**Exercise:**
Find every line in the records below that holds the word "standalone", and copy it out.

**Supplied entries:**
--- --- ---

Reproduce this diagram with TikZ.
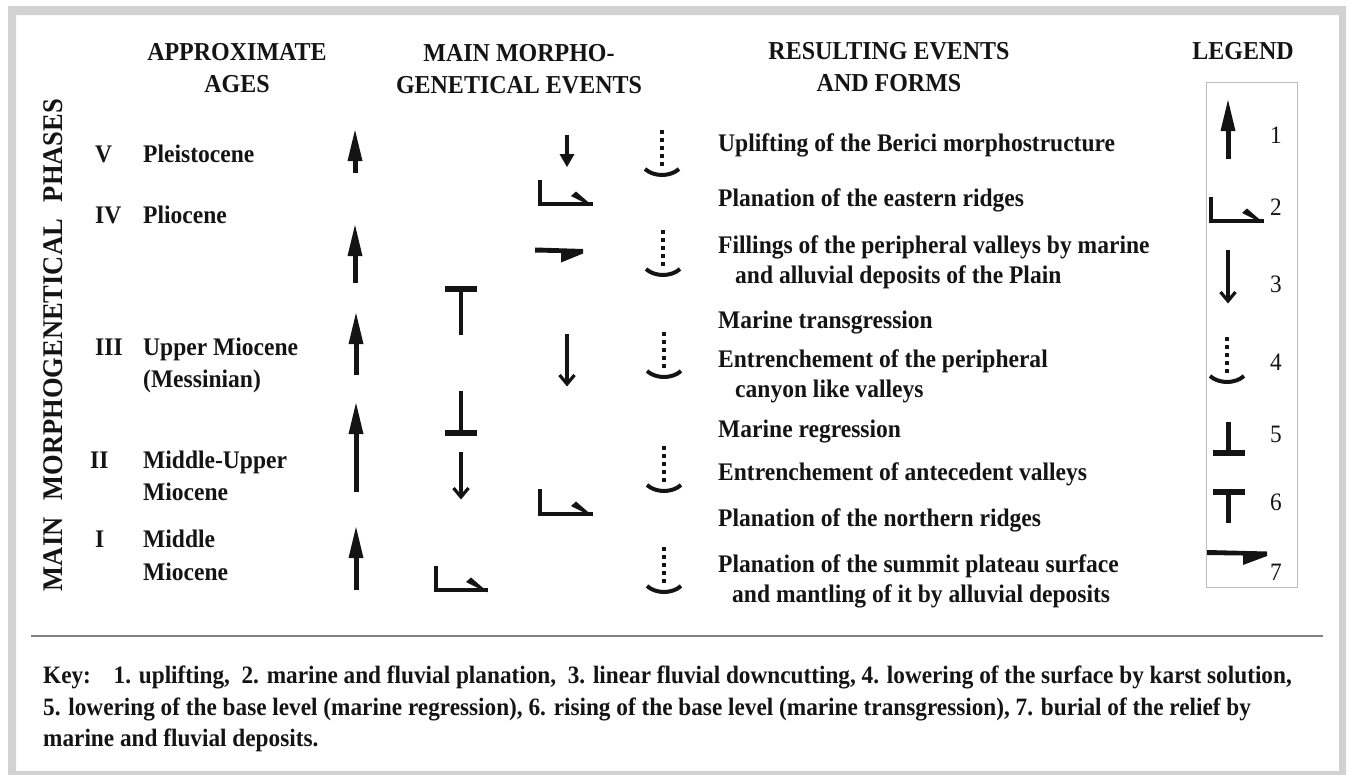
\documentclass[tikz,border=0pt]{standalone}
\usepackage{fontspec}
\setmainfont{Liberation Serif}[FakeStretch=0.93]
\definecolor{ink}{HTML}{141414}
\definecolor{framegray}{HTML}{D2D2D2}
\definecolor{rulegray}{HTML}{808080}
\definecolor{boxgray}{HTML}{BDBDBD}
\newcommand\symUp[3]{%
  \fill[ink] (#1,#2)--(#1+7.5,#2+31)--(#1-7.5,#2+31)--cycle;
  \fill[ink] (#1-2.5,#2+28) rectangle (#1+2.5,#3);}
\newcommand\symDown[3]{%
  \draw[ink,line width=3.5pt] (#1,#2)--(#1,#3-3);
  \draw[ink,line width=3.2pt,line join=miter] (#1-7.5,#3-11)--(#1,#3-2)--(#1+7.5,#3-11);}
\newcommand\symDownF[3]{%
  \draw[ink,line width=3.5pt] (#1,#2)--(#1,#3-8);
  \fill[ink] (#1-7.5,#3-13)--(#1,#3)--(#1+7.5,#3-13)--cycle;}
\newcommand\symPlan[4]{%
  \draw[ink,line width=4.5pt,line join=miter] (#1,#2)--(#1,#3)--(#4,#3);
  \fill[ink] (#4,#3+2.25)--(#4-17,#3-12.5)--(#4-22,#3-8)--(#4-10,#3-2)--cycle;}
\newcommand\symKarst[2]{%
  \foreach \k in {0,...,4} {\fill[ink] (#1-2.2,#2+8*\k) rectangle (#1+2.2,#2+8*\k+4.4);}
  \draw[ink,line width=4pt] (#1-17,#2+39) .. controls (#1-8,#2+47) and (#1+8,#2+47) .. (#1+17,#2+39);}
\newcommand\symLow[3]{%
  \fill[ink] (#1-2.3,#2) rectangle (#1+2.3,#3);
  \fill[ink] (#1-16,#3-2.6) rectangle (#1+16,#3+2.6);}
\newcommand\symRise[3]{%
  \fill[ink] (#1-16,#2-2.6) rectangle (#1+16,#2+2.6);
  \fill[ink] (#1-2.3,#2) rectangle (#1+2.3,#3);}
\newcommand\symBury[4]{%
  \fill[ink] (#1,#4)--(#3,#4+1.5)--(#3,#4+6)--(#2,#4+15)--(#2,#4+5.5)--(#1,#4+5)--cycle;}
\begin{document}
\begin{tikzpicture}[x=1pt,y=-1pt,
  txt/.style={inner sep=0pt,anchor=base west,font=\fontsize{25.3}{28}\selectfont\bfseries,text=ink},
  hdr/.style={inner sep=0pt,anchor=base,font=\fontsize{25.8}{28}\selectfont\bfseries,text=ink},
  num/.style={inner sep=0pt,anchor=base west,font=\fontsize{25}{28}\selectfont,text=ink},
  keytxt/.style={inner sep=0pt,anchor=base west,font=\fontsize{25}{28}\selectfont\bfseries,text=ink}]
\useasboundingbox (0,0) rectangle (1348,774);
% frame
\fill[framegray,even odd rule] (8,6) rectangle (1346,780) (16,15) rectangle (1339,771);
% headers
\node[hdr] (h1a) at (237,60) {APPROXIMATE};
\node[hdr] (h1b) at (237,92) {AGES};
\node[hdr] (h2a) at (519,61) {MAIN MORPHO-};
\node[hdr] (h2b) at (519,93) {GENETICAL EVENTS};
\node[hdr] (h3a) at (889,59) {RESULTING EVENTS};
\node[hdr] (h3b) at (889,91) {AND FORMS};
\node[hdr] (h4) at (1243,59) {LEGEND};
% vertical title
\node[inner sep=0pt,rotate=90,font=\fontsize{28.5}{30}\selectfont\bfseries,text=ink] (vt) at (53,345)
  {MAIN\hspace{0.6em}MORPHOGENETICAL\hspace{0.6em}PHASES};
% ages
\node[txt] (n5) at (95,162) {V};
\node[txt] (a5) at (143,162) {Pleistocene};
\node[txt] (n4) at (95,223) {IV};
\node[txt] (a4) at (143,223) {Pliocene};
\node[txt] (n3) at (95,355) {III};
\node[txt] (a3) at (143,355) {Upper Miocene};
\node[txt] (a3b) at (143,387) {(Messinian)};
\node[txt] (n2) at (90,468) {II};
\node[txt] (a2) at (143,468) {Middle-Upper};
\node[txt] (a2b) at (143,500) {Miocene};
\node[txt] (n1) at (95,547) {I};
\node[txt] (a1) at (143,547) {Middle};
\node[txt] (a1b) at (143,580) {Miocene};
% results
\node[txt] (r1) at (718,151) {Uplifting of the Berici morphostructure};
\node[txt] (r2) at (718,206) {Planation of the eastern ridges};
\node[txt] (r3) at (718,253) {Fillings of the peripheral valleys by marine};
\node[txt] (r3b) at (735,283) {and alluvial deposits of the Plain};
\node[txt] (r4) at (718,328) {Marine transgression};
\node[txt] (r5) at (718,367) {Entrenchement of the peripheral};
\node[txt] (r5b) at (735,397) {canyon like valleys};
\node[txt] (r6) at (718,437) {Marine regression};
\node[txt] (r7) at (718,480) {Entrenchement of antecedent valleys};
\node[txt] (r8) at (718,526) {Planation of the northern ridges};
\node[txt] (r9) at (718,572) {Planation of the summit plateau surface};
\node[txt] (r9b) at (732,602) {and mantling of it by alluvial deposits};
% column 1: uplift
\symUp{355}{130}{173}
\symUp{355}{225}{283}
\symUp{356}{313}{375}
\symUp{356}{403}{492}
\symUp{356}{527}{590}
% column 2
\symRise{461}{289}{335}
\symLow{461}{391}{433}
\symDown{461}{452}{499}
\symPlan{436}{566}{590}{488}
% column 3
\symDownF{567}{135}{167}
\symPlan{540}{180}{204}{593}
\symBury{535}{561}{583}{247.5}
\symDown{567}{334}{386}
\symPlan{540}{489}{514}{593}
% column 4: karst
\symKarst{662}{130}
\symKarst{663}{230}
\symKarst{664}{332}
\symKarst{664}{446}
\symKarst{664}{547}
% legend
\draw[boxgray,line width=1pt] (1206,82) rectangle (1297,587);
\symUp{1228}{100}{159}
\symPlan{1211}{197}{221}{1264}
\symDown{1228}{250}{303}
\symKarst{1227}{337}
\symLow{1228.5}{422}{453}
\symRise{1228.5}{492}{523}
\symBury{1207}{1243}{1267}{550}
\node[num] (l1) at (1270,143) {1};
\node[num] (l2) at (1270,215) {2};
\node[num] (l3) at (1270,292) {3};
\node[num] (l4) at (1270,370) {4};
\node[num] (l5) at (1270,442) {5};
\node[num] (l6) at (1270,510) {6};
\node[num] (l7) at (1270,580) {7};
% rule
\draw[rulegray,line width=1.5pt] (31,636) -- (1323,636);
% key
\node[keytxt] (k1) at (43,683) {Key:\hspace{0.6em} 1. uplifting,\ \ 2. marine and fluvial planation,\ \ 3. linear fluvial downcutting, 4. lowering of the surface by karst solution,};
\node[keytxt] (k2) at (43,715) {5. lowering of the base level (marine regression), 6. rising of the base level (marine transgression), 7. burial of the relief by};
\node[keytxt] (k3) at (43,746) {marine and fluvial deposits.};
\end{tikzpicture}
\end{document}
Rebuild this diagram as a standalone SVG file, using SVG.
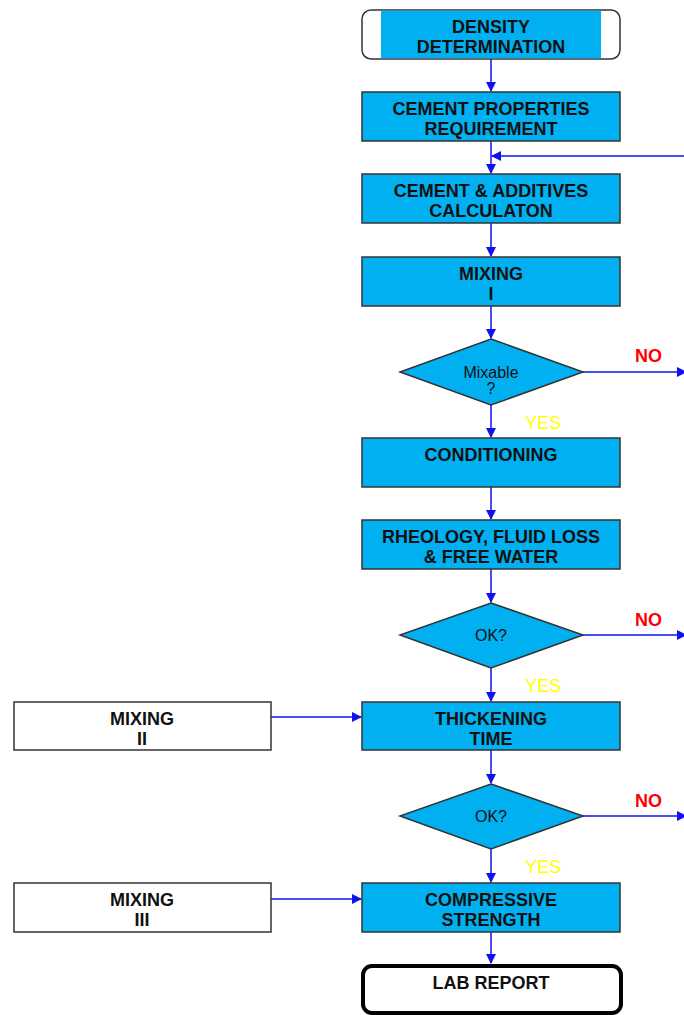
<svg xmlns="http://www.w3.org/2000/svg" width="684" height="1015" viewBox="0 0 684 1015">
<defs>
<marker id="ah" markerWidth="10" markerHeight="10" refX="9" refY="5" orient="auto" markerUnits="userSpaceOnUse">
<path d="M0,0 L10,5 L0,10 Z" fill="#1010F0"/>
</marker>
<style>
.box{fill:#00B0F0;stroke:#333;stroke-width:1.5}
.wbox{fill:#fff;stroke:#333;stroke-width:1.5}
.t{font-family:"Liberation Sans",Arial,sans-serif;font-size:18px;font-weight:bold;fill:#111;text-anchor:middle}
.d{font-family:"Liberation Sans",Arial,sans-serif;font-size:16px;fill:#111;text-anchor:middle}
.no{font-family:"Liberation Sans",Arial,sans-serif;font-size:18px;font-weight:bold;fill:#FF0000}
.yes{font-family:"Liberation Sans",Arial,sans-serif;font-size:18px;fill:#FFFF00}
.c{stroke:#1010F0;stroke-width:1.5;fill:none}
</style>
</defs>
<rect width="684" height="1015" fill="#fff"/>
<g id="connectors">
<line class="c" x1="491" y1="59" x2="491" y2="91" marker-end="url(#ah)"/>
<line class="c" x1="491" y1="141" x2="491" y2="173" marker-end="url(#ah)"/>
<line class="c" x1="684" y1="156" x2="492" y2="156" marker-end="url(#ah)"/>
<line class="c" x1="491" y1="223" x2="491" y2="256" marker-end="url(#ah)"/>
<line class="c" x1="491" y1="306" x2="491" y2="338" marker-end="url(#ah)"/>
<line class="c" x1="491" y1="405" x2="491" y2="437" marker-end="url(#ah)"/>
<line class="c" x1="583" y1="372" x2="686" y2="372" marker-end="url(#ah)"/>
<line class="c" x1="491" y1="487" x2="491" y2="519" marker-end="url(#ah)"/>
<line class="c" x1="491" y1="569" x2="491" y2="602" marker-end="url(#ah)"/>
<line class="c" x1="491" y1="668" x2="491" y2="701" marker-end="url(#ah)"/>
<line class="c" x1="583" y1="635" x2="686" y2="635" marker-end="url(#ah)"/>
<line class="c" x1="271" y1="717" x2="361" y2="717" marker-end="url(#ah)"/>
<line class="c" x1="491" y1="750" x2="491" y2="783" marker-end="url(#ah)"/>
<line class="c" x1="491" y1="849" x2="491" y2="882" marker-end="url(#ah)"/>
<line class="c" x1="583" y1="816" x2="686" y2="816" marker-end="url(#ah)"/>
<line class="c" x1="271" y1="899" x2="361" y2="899" marker-end="url(#ah)"/>
<line class="c" x1="491" y1="932" x2="491" y2="963" marker-end="url(#ah)"/>
</g>
<g id="density">
<rect x="362" y="10" width="258" height="49" rx="9" fill="#fff" stroke="#333" stroke-width="1.5"/>
<rect x="381" y="10.75" width="220" height="47.5" fill="#00B0F0"/>
<text class="t" x="491" y="33">DENSITY</text>
<text class="t" x="491" y="53">DETERMINATION</text>
</g>
<g id="cement-properties">
<rect class="box" x="362" y="92" width="258" height="49"/>
<text class="t" x="491" y="115">CEMENT PROPERTIES</text>
<text class="t" x="491" y="135">REQUIREMENT</text>
</g>
<g id="cement-additives">
<rect class="box" x="362" y="174" width="258" height="49"/>
<text class="t" x="491" y="197">CEMENT &amp; ADDITIVES</text>
<text class="t" x="491" y="217">CALCULATON</text>
</g>
<g id="mixing-1">
<rect class="box" x="362" y="257" width="258" height="49"/>
<text class="t" x="491" y="280">MIXING</text>
<text class="t" x="491" y="300">I</text>
</g>
<g id="mixable">
<polygon class="box" points="491,339 583,372 491,405 400,372"/>
<text class="d" x="491" y="378">Mixable</text>
<text class="d" x="491" y="394">?</text>
<text class="no" x="635" y="362">NO</text>
<text class="yes" x="525" y="429">YES</text>
</g>
<g id="conditioning">
<rect class="box" x="362" y="438" width="258" height="49"/>
<text class="t" x="491" y="461">CONDITIONING</text>
</g>
<g id="rheology">
<rect class="box" x="362" y="520" width="258" height="49"/>
<text class="t" x="491" y="543">RHEOLOGY, FLUID LOSS</text>
<text class="t" x="491" y="563">&amp; FREE WATER</text>
</g>
<g id="ok1">
<polygon class="box" points="491,603 583,635 491,668 400,635"/>
<text class="d" x="491" y="641">OK?</text>
<text class="no" x="635" y="626">NO</text>
<text class="yes" x="525" y="692">YES</text>
</g>
<g id="mixing-2">
<rect class="wbox" x="14" y="702" width="257" height="48"/>
<text class="t" x="142" y="725">MIXING</text>
<text class="t" x="142" y="745">II</text>
</g>
<g id="thickening">
<rect class="box" x="362" y="702" width="258" height="48"/>
<text class="t" x="491" y="725">THICKENING</text>
<text class="t" x="491" y="745">TIME</text>
</g>
<g id="ok2">
<polygon class="box" points="491,784 583,816 491,849 400,816"/>
<text class="d" x="491" y="822">OK?</text>
<text class="no" x="635" y="807">NO</text>
<text class="yes" x="525" y="873">YES</text>
</g>
<g id="mixing-3">
<rect class="wbox" x="14" y="883" width="257" height="49"/>
<text class="t" x="142" y="906">MIXING</text>
<text class="t" x="142" y="926">III</text>
</g>
<g id="compressive">
<rect class="box" x="362" y="883" width="258" height="49"/>
<text class="t" x="491" y="906">COMPRESSIVE</text>
<text class="t" x="491" y="926">STRENGTH</text>
</g>
<g id="lab-report">
<rect x="363" y="966" width="258" height="47" rx="9" fill="#fff" stroke="#000" stroke-width="4"/>
<text class="t" x="491" y="989">LAB REPORT</text>
</g>
</svg>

--- --- ---

**Finished task:**
\documentclass[tikz,border=0pt]{standalone}
Rebuild this diagram as a standalone SVG file, using SVG.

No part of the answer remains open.